┌──

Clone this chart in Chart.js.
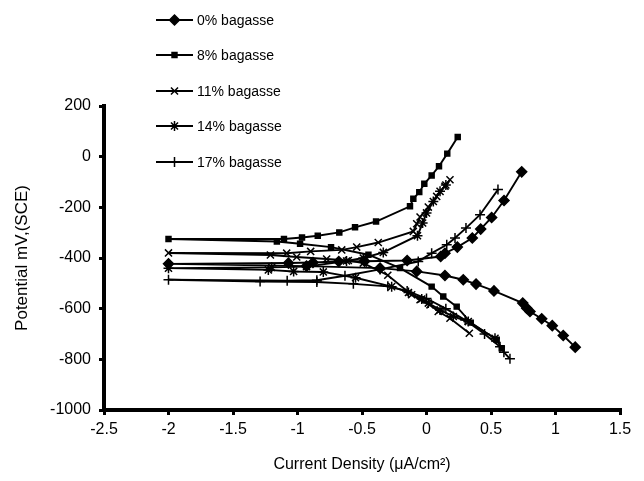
<!DOCTYPE html>
<html>
<head>
<meta charset="utf-8">
<script src="https://cdn.jsdelivr.net/npm/chart.js@4.4.0/dist/chart.umd.min.js"></script>
<style>
  html, body { margin: 0; padding: 0; background: #fff; }
  #wrap { width: 644px; height: 481px; }
</style>
</head>
<body>
<div id="wrap"><canvas id="tafel" width="644" height="481"></canvas></div>
<script>
// Tafel polarisation curves, one series per bagasse content.
// Each series runs from the cathodic end, back to the low-current corner, then up the anodic branch.
const seriesNames = ['0% bagasse', '8% bagasse', '11% bagasse', '14% bagasse', '17% bagasse'];

const x0 = [1.153, 1.060, 0.975, 0.893, 0.802, 0.777, 0.746, 0.523, 0.384, 0.285, 0.143, -0.076, -0.36, -0.93, -2.0,
  -1.07, -0.88, -0.68, -0.48, -0.15, 0.11, 0.143, 0.239, 0.355, 0.42, 0.505, 0.601, 0.738];
const y0 = [-752, -706, -667, -640, -611, -598, -578, -530, -503, -486, -469, -453, -440, -432, -423,
  -420, -418, -414, -413, -410, -394, -381, -357, -321, -286, -240, -173, -60];

const x8 = [0.583, 0.544, 0.343, 0.234, 0.130, 0.040, -0.205, -0.45, -0.74, -0.98, -1.16, -2.0,
  -1.105, -0.965, -0.843, -0.676, -0.554, -0.391, -0.128, -0.102, -0.056, -0.017, 0.040, 0.097, 0.161, 0.242];
const y8 = [-756, -723, -655, -592, -552, -513, -440, -387, -357, -344, -335, -325,
  -325, -319, -312, -299, -279, -256, -196, -166, -140, -107, -74, -38, 12, 78];

const x11 = [0.332, 0.182, 0.091, 0.027, -0.05, -0.115, -0.3, -0.49, -0.606, -0.774, -1.006, -1.21, -2.0,
  -1.084, -0.898, -0.657, -0.541, -0.374, -0.102, -0.076, -0.05, 0.014, 0.079, 0.143, 0.182];
const y11 = [-697, -638, -611, -585, -565, -545, -468, -420, -410, -404, -396, -388, -380,
  -381, -374, -368, -357, -339, -295, -265, -238, -199, -157, -117, -91];

const x14 = [0.531, 0.324, 0.208, 0.105, 0.014, -0.037, -0.14, -0.27, -0.55, -0.80, -1.03, -1.226, -2.0,
  -1.2, -0.93, -0.62, -0.49, -0.335, -0.07, -0.03, 0.0, 0.053, 0.105, 0.15];
const y14 = [-717, -651, -631, -605, -578, -562, -536, -513, -478, -455, -453, -447, -440,
  -437, -434, -412, -400, -378, -312, -262, -222, -177, -137, -112];

const x17 = [0.647, 0.60, 0.57, 0.45, 0.30, 0.15, 0.0, -0.15, -0.3, -0.567, -0.85, -1.29, -2.0,
  -1.08, -0.85, -0.632, -0.36, -0.064, 0.04, 0.157, 0.221, 0.306, 0.415, 0.554];
const y17 = [-798, -772, -750, -700, -645, -600, -560, -530, -512, -502, -495, -493, -486,
  -490, -488, -470, -445, -414, -381, -348, -321, -282, -229, -130];

const xTicks = [-2.5, -2, -1.5, -1, -0.5, 0, 0.5, 1, 1.5];
const yTicks = [-1000, -800, -600, -400, -200, 0, 200];

const markerStyles = ['rectRot', 'rect', 'crossRot', 'star', 'cross'];
const markerSizes = [5, 3.5, 5, 5, 5];

const fontFamily = '"Liberation Sans", Arial, Helvetica, sans-serif';

function pairs(xs, ys) {
  return xs.map((x, i) => ({ x: x, y: ys[i] }));
}

const allX = [x0, x8, x11, x14, x17];
const allY = [y0, y8, y11, y14, y17];

const datasets = seriesNames.map((name, i) => ({
  label: name,
  data: pairs(allX[i], allY[i]),
  showLine: true,
  borderColor: '#000',
  backgroundColor: '#000',
  borderWidth: 1.9,
  tension: 0,
  pointStyle: markerStyles[i],
  pointRadius: markerSizes[i],
  pointBorderWidth: 1.5,
  pointBackgroundColor: '#000',
  pointBorderColor: '#000'
}));

// legend sits top-left, partly over the plot, so it is drawn by hand
const legendRows = [20, 55, 91, 126, 162];
const legendPlugin = {
  id: 'cornerLegend',
  afterDraw(chart) {
    const ctx = chart.ctx;
    ctx.save();
    chart.data.datasets.forEach((ds, i) => {
      const y = legendRows[i];
      ctx.strokeStyle = '#000';
      ctx.fillStyle = '#000';
      ctx.lineWidth = 1.9;
      ctx.beginPath();
      ctx.moveTo(156, y);
      ctx.lineTo(193, y);
      ctx.stroke();
      ctx.lineWidth = ds.pointBorderWidth;
      Chart.helpers.drawPoint(ctx, {
        pointStyle: ds.pointStyle,
        radius: ds.pointRadius,
        borderWidth: ds.pointBorderWidth,
        rotation: 0
      }, 174.5, y);
      ctx.font = '14px ' + fontFamily;
      ctx.textAlign = 'left';
      ctx.textBaseline = 'middle';
      ctx.fillText(ds.label, 197, y + 1);
    });
    ctx.restore();
  }
};

const ctx = document.getElementById('tafel').getContext('2d');
const chart = new Chart(ctx, {
  type: 'scatter',
  data: { datasets: datasets },
  plugins: [legendPlugin],
  options: {
    responsive: false,
    animation: false,
    devicePixelRatio: 1,
    layout: { padding: { left: 0, right: 24, top: 106, bottom: 0 } },
    plugins: {
      legend: { display: false },
      tooltip: { enabled: false }
    },
    scales: {
      x: {
        type: 'linear',
        min: -2.5,
        max: 1.5,
        afterBuildTicks: (scale) => { scale.ticks = xTicks.map(v => ({ value: v })); },
        afterFit: (scale) => { scale.height = 71; scale.paddingLeft = 0; scale.paddingRight = 0; },
        ticks: {
          color: '#000',
          font: { family: fontFamily, size: 16 },
          padding: 5,
          maxRotation: 0,
          callback: (v) => String(v)
        },
        grid: { display: true, drawOnChartArea: false, drawTicks: true, tickLength: 5, lineWidth: 3, color: '#000' },
        border: { display: true, width: 4, color: '#000' },
        title: {
          display: true,
          text: 'Current Density (μA/cm²)',
          color: '#000',
          font: { family: fontFamily, size: 16 },
          padding: { top: 0, bottom: 7 }
        }
      },
      y: {
        type: 'linear',
        min: -1000,
        max: 200,
        afterBuildTicks: (scale) => { scale.ticks = yTicks.map(v => ({ value: v })); },
        afterFit: (scale) => { scale.width = 104; scale.paddingTop = 0; scale.paddingBottom = 0; },
        ticks: {
          color: '#000',
          font: { family: fontFamily, size: 16 },
          padding: 8,
          callback: (v) => String(v)
        },
        grid: { display: true, drawOnChartArea: false, drawTicks: true, tickLength: 5, lineWidth: 3, color: '#000' },
        border: { display: true, width: 4, color: '#000' },
        title: {
          display: true,
          text: 'Potential mV,(SCE)',
          color: '#000',
          font: { family: fontFamily, size: 17 },
          padding: { top: 12, bottom: 0 }
        }
      }
    }
  }
});
</script>
</body>
</html>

└──

> **Directions for this task**
Word for word, quote the lines above. Omit the pictures.

> **Completed exercise**
Clone this chart in Chart.js.
<!DOCTYPE html>
<html>
<head>
<meta charset="utf-8">
<script src="https://cdn.jsdelivr.net/npm/chart.js@4.4.0/dist/chart.umd.min.js"></script>
<style>
  html, body { margin: 0; padding: 0; background: #fff; }
  #wrap { width: 644px; height: 481px; }
</style>
</head>
<body>
<div id="wrap"><canvas id="tafel" width="644" height="481"></canvas></div>
<script>
// Tafel polarisation curves, one series per bagasse content.
// Each series runs from the cathodic end, back to the low-current corner, then up the anodic branch.
const seriesNames = ['0% bagasse', '8% bagasse', '11% bagasse', '14% bagasse', '17% bagasse'];

const x0 = [1.153, 1.060, 0.975, 0.893, 0.802, 0.777, 0.746, 0.523, 0.384, 0.285, 0.143, -0.076, -0.36, -0.93, -2.0,
  -1.07, -0.88, -0.68, -0.48, -0.15, 0.11, 0.143, 0.239, 0.355, 0.42, 0.505, 0.601, 0.738];
const y0 = [-752, -706, -667, -640, -611, -598, -578, -530, -503, -486, -469, -453, -440, -432, -423,
  -420, -418, -414, -413, -410, -394, -381, -357, -321, -286, -240, -173, -60];

const x8 = [0.583, 0.544, 0.343, 0.234, 0.130, 0.040, -0.205, -0.45, -0.74, -0.98, -1.16, -2.0,
  -1.105, -0.965, -0.843, -0.676, -0.554, -0.391, -0.128, -0.102, -0.056, -0.017, 0.040, 0.097, 0.161, 0.242];
const y8 = [-756, -723, -655, -592, -552, -513, -440, -387, -357, -344, -335, -325,
  -325, -319, -312, -299, -279, -256, -196, -166, -140, -107, -74, -38, 12, 78];

const x11 = [0.332, 0.182, 0.091, 0.027, -0.05, -0.115, -0.3, -0.49, -0.606, -0.774, -1.006, -1.21, -2.0,
  -1.084, -0.898, -0.657, -0.541, -0.374, -0.102, -0.076, -0.05, 0.014, 0.079, 0.143, 0.182];
const y11 = [-697, -638, -611, -585, -565, -545, -468, -420, -410, -404, -396, -388, -380,
  -381, -374, -368, -357, -339, -295, -265, -238, -199, -157, -117, -91];

const x14 = [0.531, 0.324, 0.208, 0.105, 0.014, -0.037, -0.14, -0.27, -0.55, -0.80, -1.03, -1.226, -2.0,
  -1.2, -0.93, -0.62, -0.49, -0.335, -0.07, -0.03, 0.0, 0.053, 0.105, 0.15];
const y14 = [-717, -651, -631, -605, -578, -562, -536, -513, -478, -455, -453, -447, -440,
  -437, -434, -412, -400, -378, -312, -262, -222, -177, -137, -112];

const x17 = [0.647, 0.60, 0.57, 0.45, 0.30, 0.15, 0.0, -0.15, -0.3, -0.567, -0.85, -1.29, -2.0,
  -1.08, -0.85, -0.632, -0.36, -0.064, 0.04, 0.157, 0.221, 0.306, 0.415, 0.554];
const y17 = [-798, -772, -750, -700, -645, -600, -560, -530, -512, -502, -495, -493, -486,
  -490, -488, -470, -445, -414, -381, -348, -321, -282, -229, -130];

const xTicks = [-2.5, -2, -1.5, -1, -0.5, 0, 0.5, 1, 1.5];
const yTicks = [-1000, -800, -600, -400, -200, 0, 200];

const markerStyles = ['rectRot', 'rect', 'crossRot', 'star', 'cross'];
const markerSizes = [5, 3.5, 5, 5, 5];

const fontFamily = '"Liberation Sans", Arial, Helvetica, sans-serif';

function pairs(xs, ys) {
  return xs.map((x, i) => ({ x: x, y: ys[i] }));
}

const allX = [x0, x8, x11, x14, x17];
const allY = [y0, y8, y11, y14, y17];

const datasets = seriesNames.map((name, i) => ({
  label: name,
  data: pairs(allX[i], allY[i]),
  showLine: true,
  borderColor: '#000',
  backgroundColor: '#000',
  borderWidth: 1.9,
  tension: 0,
  pointStyle: markerStyles[i],
  pointRadius: markerSizes[i],
  pointBorderWidth: 1.5,
  pointBackgroundColor: '#000',
  pointBorderColor: '#000'
}));

// legend sits top-left, partly over the plot, so it is drawn by hand
const legendRows = [20, 55, 91, 126, 162];
const legendPlugin = {
  id: 'cornerLegend',
  afterDraw(chart) {
    const ctx = chart.ctx;
    ctx.save();
    chart.data.datasets.forEach((ds, i) => {
      const y = legendRows[i];
      ctx.strokeStyle = '#000';
      ctx.fillStyle = '#000';
      ctx.lineWidth = 1.9;
      ctx.beginPath();
      ctx.moveTo(156, y);
      ctx.lineTo(193, y);
      ctx.stroke();
      ctx.lineWidth = ds.pointBorderWidth;
      Chart.helpers.drawPoint(ctx, {
        pointStyle: ds.pointStyle,
        radius: ds.pointRadius,
        borderWidth: ds.pointBorderWidth,
        rotation: 0
      }, 174.5, y);
      ctx.font = '14px ' + fontFamily;
      ctx.textAlign = 'left';
      ctx.textBaseline = 'middle';
      ctx.fillText(ds.label, 197, y + 1);
    });
    ctx.restore();
  }
};

const ctx = document.getElementById('tafel').getContext('2d');
const chart = new Chart(ctx, {
  type: 'scatter',
  data: { datasets: datasets },
  plugins: [legendPlugin],
  options: {
    responsive: false,
    animation: false,
    devicePixelRatio: 1,
    layout: { padding: { left: 0, right: 24, top: 106, bottom: 0 } },
    plugins: {
      legend: { display: false },
      tooltip: { enabled: false }
    },
    scales: {
      x: {
        type: 'linear',
        min: -2.5,
        max: 1.5,
        afterBuildTicks: (scale) => { scale.ticks = xTicks.map(v => ({ value: v })); },
        afterFit: (scale) => { scale.height = 71; scale.paddingLeft = 0; scale.paddingRight = 0; },
        ticks: {
          color: '#000',
          font: { family: fontFamily, size: 16 },
          padding: 5,
          maxRotation: 0,
          callback: (v) => String(v)
        },
        grid: { display: true, drawOnChartArea: false, drawTicks: true, tickLength: 5, lineWidth: 3, color: '#000' },
        border: { display: true, width: 4, color: '#000' },
        title: {
          display: true,
          text: 'Current Density (μA/cm²)',
          color: '#000',
          font: { family: fontFamily, size: 16 },
          padding: { top: 0, bottom: 7 }
        }
      },
      y: {
        type: 'linear',
        min: -1000,
        max: 200,
        afterBuildTicks: (scale) => { scale.ticks = yTicks.map(v => ({ value: v })); },
        afterFit: (scale) => { scale.width = 104; scale.paddingTop = 0; scale.paddingBottom = 0; },
        ticks: {
          color: '#000',
          font: { family: fontFamily, size: 16 },
          padding: 8,
          callback: (v) => String(v)
        },
        grid: { display: true, drawOnChartArea: false, drawTicks: true, tickLength: 5, lineWidth: 3, color: '#000' },
        border: { display: true, width: 4, color: '#000' },
        title: {
          display: true,
          text: 'Potential mV,(SCE)',
          color: '#000',
          font: { family: fontFamily, size: 17 },
          padding: { top: 12, bottom: 0 }
        }
      }
    }
  }
});
</script>
</body>
</html>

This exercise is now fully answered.